● **Objective**:
Images are not part of the copy; write out the rest of the data exactly as given.

● **Data extract**:
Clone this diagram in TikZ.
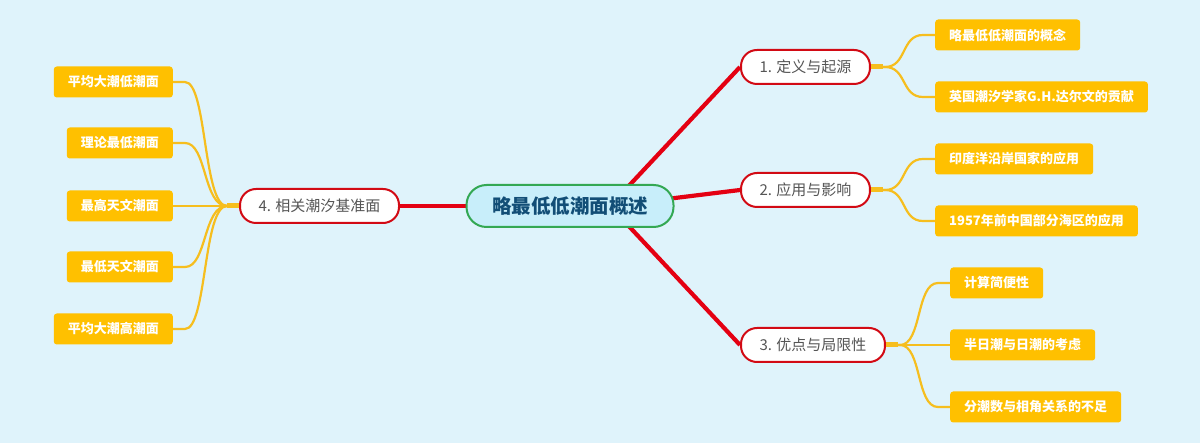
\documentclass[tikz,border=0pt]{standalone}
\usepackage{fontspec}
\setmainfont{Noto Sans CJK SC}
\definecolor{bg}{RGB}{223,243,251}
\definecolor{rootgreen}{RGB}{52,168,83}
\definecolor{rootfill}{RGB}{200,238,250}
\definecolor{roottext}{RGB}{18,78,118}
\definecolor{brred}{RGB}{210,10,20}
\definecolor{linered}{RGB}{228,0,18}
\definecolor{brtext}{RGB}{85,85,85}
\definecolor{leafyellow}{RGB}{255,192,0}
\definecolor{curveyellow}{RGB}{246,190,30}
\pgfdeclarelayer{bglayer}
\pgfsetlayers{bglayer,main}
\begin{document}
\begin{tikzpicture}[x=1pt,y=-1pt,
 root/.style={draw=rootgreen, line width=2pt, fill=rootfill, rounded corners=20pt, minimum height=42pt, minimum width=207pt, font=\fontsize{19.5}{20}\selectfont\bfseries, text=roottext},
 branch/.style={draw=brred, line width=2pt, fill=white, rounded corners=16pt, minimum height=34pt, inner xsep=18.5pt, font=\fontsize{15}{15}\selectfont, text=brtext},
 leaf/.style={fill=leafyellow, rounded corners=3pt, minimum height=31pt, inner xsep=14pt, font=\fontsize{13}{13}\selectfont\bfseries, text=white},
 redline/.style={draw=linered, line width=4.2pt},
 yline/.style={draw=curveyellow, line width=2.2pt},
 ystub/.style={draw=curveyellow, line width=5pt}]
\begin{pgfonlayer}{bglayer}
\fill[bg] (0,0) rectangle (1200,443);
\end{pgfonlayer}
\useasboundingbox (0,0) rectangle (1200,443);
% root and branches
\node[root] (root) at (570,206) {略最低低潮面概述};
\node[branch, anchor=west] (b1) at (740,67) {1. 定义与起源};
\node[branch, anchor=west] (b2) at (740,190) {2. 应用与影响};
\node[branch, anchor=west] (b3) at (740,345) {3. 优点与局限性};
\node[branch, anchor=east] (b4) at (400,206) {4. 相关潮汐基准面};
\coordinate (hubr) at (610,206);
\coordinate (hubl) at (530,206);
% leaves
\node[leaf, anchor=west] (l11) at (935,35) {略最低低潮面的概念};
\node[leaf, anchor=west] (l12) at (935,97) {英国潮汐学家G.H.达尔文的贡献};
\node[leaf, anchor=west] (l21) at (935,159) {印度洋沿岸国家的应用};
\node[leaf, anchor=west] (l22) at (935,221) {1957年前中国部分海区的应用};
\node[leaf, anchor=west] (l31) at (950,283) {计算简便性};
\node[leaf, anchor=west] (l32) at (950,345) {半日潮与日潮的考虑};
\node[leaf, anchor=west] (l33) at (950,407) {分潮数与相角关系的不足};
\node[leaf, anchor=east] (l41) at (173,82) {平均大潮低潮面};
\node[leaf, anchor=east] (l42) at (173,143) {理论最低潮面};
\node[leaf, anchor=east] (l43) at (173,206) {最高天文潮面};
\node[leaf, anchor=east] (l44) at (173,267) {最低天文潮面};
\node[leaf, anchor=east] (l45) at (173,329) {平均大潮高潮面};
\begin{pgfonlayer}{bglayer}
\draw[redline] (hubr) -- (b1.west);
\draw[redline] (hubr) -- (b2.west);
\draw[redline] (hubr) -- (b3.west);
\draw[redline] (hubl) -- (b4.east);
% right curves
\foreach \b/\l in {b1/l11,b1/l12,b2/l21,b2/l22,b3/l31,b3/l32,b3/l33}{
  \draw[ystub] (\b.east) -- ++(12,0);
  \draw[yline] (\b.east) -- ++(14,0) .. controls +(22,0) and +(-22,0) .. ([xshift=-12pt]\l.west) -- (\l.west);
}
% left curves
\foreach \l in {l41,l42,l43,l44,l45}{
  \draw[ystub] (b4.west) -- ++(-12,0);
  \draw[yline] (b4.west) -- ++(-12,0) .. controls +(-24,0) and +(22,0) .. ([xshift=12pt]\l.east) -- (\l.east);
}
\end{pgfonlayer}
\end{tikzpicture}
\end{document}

● **Output for this exercise**:
Clone this diagram in TikZ.
\documentclass[tikz,border=0pt]{standalone}
\usepackage{fontspec}
\setmainfont{Noto Sans CJK SC}
\definecolor{bg}{RGB}{223,243,251}
\definecolor{rootgreen}{RGB}{52,168,83}
\definecolor{rootfill}{RGB}{200,238,250}
\definecolor{roottext}{RGB}{18,78,118}
\definecolor{brred}{RGB}{210,10,20}
\definecolor{linered}{RGB}{228,0,18}
\definecolor{brtext}{RGB}{85,85,85}
\definecolor{leafyellow}{RGB}{255,192,0}
\definecolor{curveyellow}{RGB}{246,190,30}
\pgfdeclarelayer{bglayer}
\pgfsetlayers{bglayer,main}
\begin{document}
\begin{tikzpicture}[x=1pt,y=-1pt,
 root/.style={draw=rootgreen, line width=2pt, fill=rootfill, rounded corners=20pt, minimum height=42pt, minimum width=207pt, font=\fontsize{19.5}{20}\selectfont\bfseries, text=roottext},
 branch/.style={draw=brred, line width=2pt, fill=white, rounded corners=16pt, minimum height=34pt, inner xsep=18.5pt, font=\fontsize{15}{15}\selectfont, text=brtext},
 leaf/.style={fill=leafyellow, rounded corners=3pt, minimum height=31pt, inner xsep=14pt, font=\fontsize{13}{13}\selectfont\bfseries, text=white},
 redline/.style={draw=linered, line width=4.2pt},
 yline/.style={draw=curveyellow, line width=2.2pt},
 ystub/.style={draw=curveyellow, line width=5pt}]
\begin{pgfonlayer}{bglayer}
\fill[bg] (0,0) rectangle (1200,443);
\end{pgfonlayer}
\useasboundingbox (0,0) rectangle (1200,443);
% root and branches
\node[root] (root) at (570,206) {略最低低潮面概述};
\node[branch, anchor=west] (b1) at (740,67) {1. 定义与起源};
\node[branch, anchor=west] (b2) at (740,190) {2. 应用与影响};
\node[branch, anchor=west] (b3) at (740,345) {3. 优点与局限性};
\node[branch, anchor=east] (b4) at (400,206) {4. 相关潮汐基准面};
\coordinate (hubr) at (610,206);
\coordinate (hubl) at (530,206);
% leaves
\node[leaf, anchor=west] (l11) at (935,35) {略最低低潮面的概念};
\node[leaf, anchor=west] (l12) at (935,97) {英国潮汐学家G.H.达尔文的贡献};
\node[leaf, anchor=west] (l21) at (935,159) {印度洋沿岸国家的应用};
\node[leaf, anchor=west] (l22) at (935,221) {1957年前中国部分海区的应用};
\node[leaf, anchor=west] (l31) at (950,283) {计算简便性};
\node[leaf, anchor=west] (l32) at (950,345) {半日潮与日潮的考虑};
\node[leaf, anchor=west] (l33) at (950,407) {分潮数与相角关系的不足};
\node[leaf, anchor=east] (l41) at (173,82) {平均大潮低潮面};
\node[leaf, anchor=east] (l42) at (173,143) {理论最低潮面};
\node[leaf, anchor=east] (l43) at (173,206) {最高天文潮面};
\node[leaf, anchor=east] (l44) at (173,267) {最低天文潮面};
\node[leaf, anchor=east] (l45) at (173,329) {平均大潮高潮面};
\begin{pgfonlayer}{bglayer}
\draw[redline] (hubr) -- (b1.west);
\draw[redline] (hubr) -- (b2.west);
\draw[redline] (hubr) -- (b3.west);
\draw[redline] (hubl) -- (b4.east);
% right curves
\foreach \b/\l in {b1/l11,b1/l12,b2/l21,b2/l22,b3/l31,b3/l32,b3/l33}{
  \draw[ystub] (\b.east) -- ++(12,0);
  \draw[yline] (\b.east) -- ++(14,0) .. controls +(22,0) and +(-22,0) .. ([xshift=-12pt]\l.west) -- (\l.west);
}
% left curves
\foreach \l in {l41,l42,l43,l44,l45}{
  \draw[ystub] (b4.west) -- ++(-12,0);
  \draw[yline] (b4.west) -- ++(-12,0) .. controls +(-24,0) and +(22,0) .. ([xshift=12pt]\l.east) -- (\l.east);
}
\end{pgfonlayer}
\end{tikzpicture}
\end{document}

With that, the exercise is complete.